Thursday, March 1, 2012
Review #35: I Accidentally Ripped This Comic and Now Owe the Library Money
The Maxx, Volume 1
Writer: Sam Kieth & Bill Messner-Loebs
Artist: Sam Kieth
Published: Wildstorm, 2003
While the previously-reviewed Orion was wacky in a pseudo-scientific kind of way, The Maxx is wacky in a wacky way.
The titular Maxx is a large, purple-spandexed fellow who fancies himself a superhero and lives with Julie, who is a sort of self-appointed social worker, trying to help out people that are down on their luck. Maxx gets in a scrap with Mr. Gone, a villain with mysterious motivations. Mr. Gone knows why Maxx and Julie are having weird dreams and seems to want to help. But he also seems to be a psycho. We also meet the young, troubled Sarah, who struggles with depression after her father's suicide. She gets caught up the weirdness that surrounds Maxx after Julie tries to help her out, as Sarah's mother is a friend of Julie's. In the last act, we get to see a mutant shark beat the living snot out of Maxx [who takes it rather well, by all accounts] for some reason and then disappear and things return to “normal”.
Our protagonist reminds me somewhat of loveable psycho, Marv of Sin City [I just realized I have yet to review any Sin City... I should get on that]: huge, muscly, violent and easily confused, but a tendency toward protecting the innocent. We never get to see the face of our self-declared superhero, however, as he is always wearing a goofy-looking mask.
Speaking of easily confused, it is easy to get a bit disoriented about what is what. We go from dream to reality to dream, then both simultaneously. A lot of time is spent in a place called “The Outback”, which seems to exist in Julie's subconscious. It gets a little convoluted.
The layout of the panels gets pretty creative and interesting, and the art style changes based on what is happening in the story, like in the Seuss-esque dream sequence based on a fictional cartoon called “The Crappon Inna Hat”. It becomes more detailed and starts to look like a surreal painting when they introduce Julie's alter-ego, the Jungle Queen. It is also somewhat reminiscent of Spawn [they had the same publisher] at times, especially the way Mr. Gone's massive cape billows all over the damn place.
There are a lot of funny, little, background details [post-it notes on Julie's wall read “throw out milk” and “buy milk”][and I saw a guy wearing a Butthole Surfers t-shirt!] to dazzle the eye. There's even a visual reference to Neil Gaiman’s Death! We also get a cameo by Savage Dragon [another publisher-mate] and a parody of Calvin and Hobbes in a boy named Henry, with his pet ocelot, Nietzsche.
With its endless references to other comics, music, television and brand names, The Maxx is a bit of a cross section of pop culture.
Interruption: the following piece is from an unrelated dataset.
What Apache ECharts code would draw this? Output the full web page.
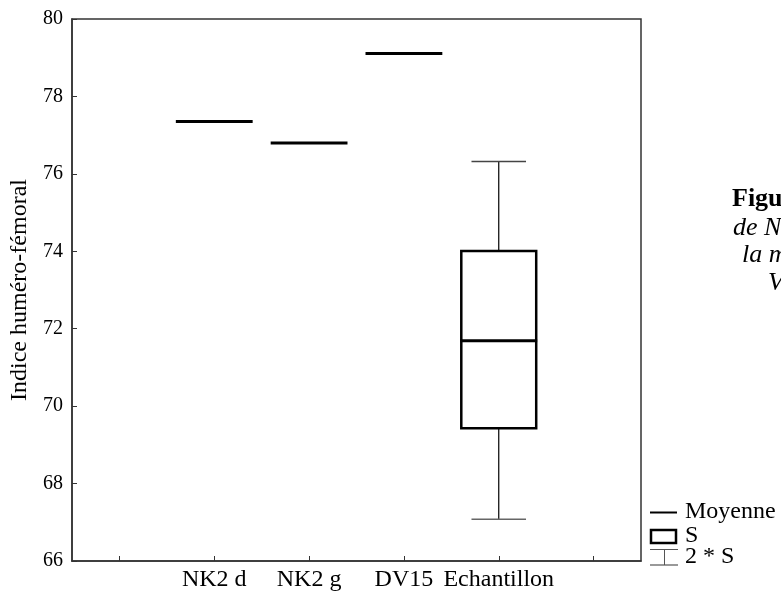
<!DOCTYPE html>
<html>
<head>
<meta charset="utf-8">
<script src="https://cdn.jsdelivr.net/npm/echarts@6/dist/echarts.min.js"></script>
<style>html,body{margin:0;padding:0;background:#fff;}#c{width:781px;height:595px;}</style>
</head>
<body>
<div id="c"></div>
<script>
var categories = ['', 'NK2 d', 'NK2 g', 'DV15', 'Echantillon', ''];
var meanValues = [null, 77.35, 76.80, 79.11, 71.69, null];
var sLow = [null, null, null, null, 69.43, null];
var sHigh = [null, null, null, null, 74.01, null];
var twoSLow = [null, null, null, null, 67.08, null];
var twoSHigh = [null, null, null, null, 76.32, null];
var yTicks = {min: 66, max: 80, interval: 2};

var FONT = '"Liberation Serif", "Times New Roman", serif';

var seriesData = [];
categories.forEach(function (c, i) {
  if (meanValues[i] == null) return;
  var hasBox = sLow[i] != null ? 1 : 0;
  seriesData.push([i, meanValues[i], hasBox ? sLow[i] : 0, hasBox ? sHigh[i] : 0,
    hasBox ? twoSLow[i] : 0, hasBox ? twoSHigh[i] : 0, hasBox]);
});

function renderItem(params, api) {
  var idx = api.value(0);
  var band = api.size([1, 0])[0];
  var pm = api.coord([idx, api.value(1)]);
  var cx = pm[0];
  var children = [];
  if (api.value(6) === 1) {
    var bLo = api.coord([idx, api.value(2)])[1];
    var bHi = api.coord([idx, api.value(3)])[1];
    var wLo = api.coord([idx, api.value(4)])[1];
    var wHi = api.coord([idx, api.value(5)])[1];
    var bw = band * 0.79;
    var cw = band * 0.575;
    children.push({type: 'line', shape: {x1: cx, y1: wHi, x2: cx, y2: bHi}, style: {stroke: '#000', lineWidth: 1.2}});
    children.push({type: 'line', shape: {x1: cx, y1: bLo, x2: cx, y2: wLo}, style: {stroke: '#000', lineWidth: 1.2}});
    children.push({type: 'line', shape: {x1: cx - cw / 2, y1: wHi, x2: cx + cw / 2, y2: wHi}, style: {stroke: '#444', lineWidth: 1.5}});
    children.push({type: 'line', shape: {x1: cx - cw / 2, y1: wLo, x2: cx + cw / 2, y2: wLo}, style: {stroke: '#666', lineWidth: 1.5}});
    children.push({type: 'rect', shape: {x: cx - bw / 2, y: bHi, width: bw, height: bLo - bHi}, style: {fill: '#fff', stroke: '#000', lineWidth: 2.5}});
  }
  var mw = band * 0.81;
  children.push({type: 'line', shape: {x1: cx - mw / 2, y1: pm[1], x2: cx + mw / 2, y2: pm[1]}, style: {stroke: '#000', lineWidth: 3}});
  return {type: 'group', children: children};
}

var chart = echarts.init(document.getElementById('c'), null, {renderer: 'canvas'});
chart.setOption({
  backgroundColor: '#fff',
  animation: false,
  grid: {left: 72, right: 140, top: 19, bottom: 34, show: true, borderColor: '#333', borderWidth: 1.5, containLabel: false},
  xAxis: {
    type: 'category',
    data: categories,
    boundaryGap: true,
    axisLine: {show: true, lineStyle: {color: '#333', width: 1.5}},
    axisTick: {show: true, inside: true, alignWithLabel: true, length: 5, lineStyle: {color: '#333'}},
    axisLabel: {color: '#000', fontFamily: FONT, fontSize: 24, margin: 7, interval: 0},
    splitLine: {show: false}
  },
  yAxis: {
    type: 'value',
    min: yTicks.min, max: yTicks.max, interval: yTicks.interval,
    name: 'Indice huméro-fémoral',
    nameLocation: 'middle',
    nameGap: 38,
    nameTextStyle: {color: '#000', fontFamily: FONT, fontSize: 24},
    axisLine: {show: true, lineStyle: {color: '#333', width: 1.5}},
    axisTick: {show: true, inside: true, length: 5, lineStyle: {color: '#333'}},
    axisLabel: {color: '#000', fontFamily: FONT, fontSize: 20, margin: 9},
    splitLine: {show: false}
  },
  series: [{
    type: 'custom',
    renderItem: renderItem,
    data: seriesData,
    encode: {x: 0, y: 1},
    clip: false
  }],
  graphic: [
    {type: 'line', shape: {x1: 650, y1: 512.5, x2: 677, y2: 512.5}, style: {stroke: '#000', lineWidth: 2}},
    {type: 'text', style: {x: 685, y: 512, text: 'Moyenne', font: '24px ' + FONT, fill: '#000', verticalAlign: 'middle'}},
    {type: 'rect', shape: {x: 651, y: 530, width: 25, height: 13}, style: {fill: '#fff', stroke: '#000', lineWidth: 2.5}},
    {type: 'text', style: {x: 685, y: 536, text: 'S', font: '24px ' + FONT, fill: '#000', verticalAlign: 'middle'}},
    {type: 'line', shape: {x1: 650, y1: 549.5, x2: 678, y2: 549.5}, style: {stroke: '#555', lineWidth: 1}},
    {type: 'line', shape: {x1: 664.5, y1: 549.5, x2: 664.5, y2: 565}, style: {stroke: '#555', lineWidth: 1}},
    {type: 'line', shape: {x1: 650, y1: 565, x2: 678, y2: 565}, style: {stroke: '#555', lineWidth: 1.2}},
    {type: 'text', style: {x: 685, y: 557, text: '2 * S', font: '24px ' + FONT, fill: '#000', verticalAlign: 'middle'}},
    {type: 'text', style: {x: 732, y: 186, text: 'Figu', font: 'bold 26px ' + FONT, fill: '#000', verticalAlign: 'top'}},
    {type: 'text', style: {x: 733, y: 215, text: 'de N', font: 'italic 26px ' + FONT, fill: '#000', verticalAlign: 'top'}},
    {type: 'text', style: {x: 742, y: 242, text: 'la m', font: 'italic 26px ' + FONT, fill: '#000', verticalAlign: 'top'}},
    {type: 'text', style: {x: 768, y: 270, text: 'V', font: 'italic 26px ' + FONT, fill: '#000', verticalAlign: 'top'}}
  ]
});
</script>
</body>
</html>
Maxx keeps talking about Cheers and is deeply affected when he is told it's been canceled. It shows how deeply pop culture can become engrained in our lives, to the point that, like the characters' struggle with what is real and what is not, society has a hard time figuring out what actually matters.
I feel like I can't give it a full endorsement because the story [issues 1-6] raises more questions than it answers, but it is so entertaining, charming, and kinetic that I don't really mind so much. I would like to see where it goes from here.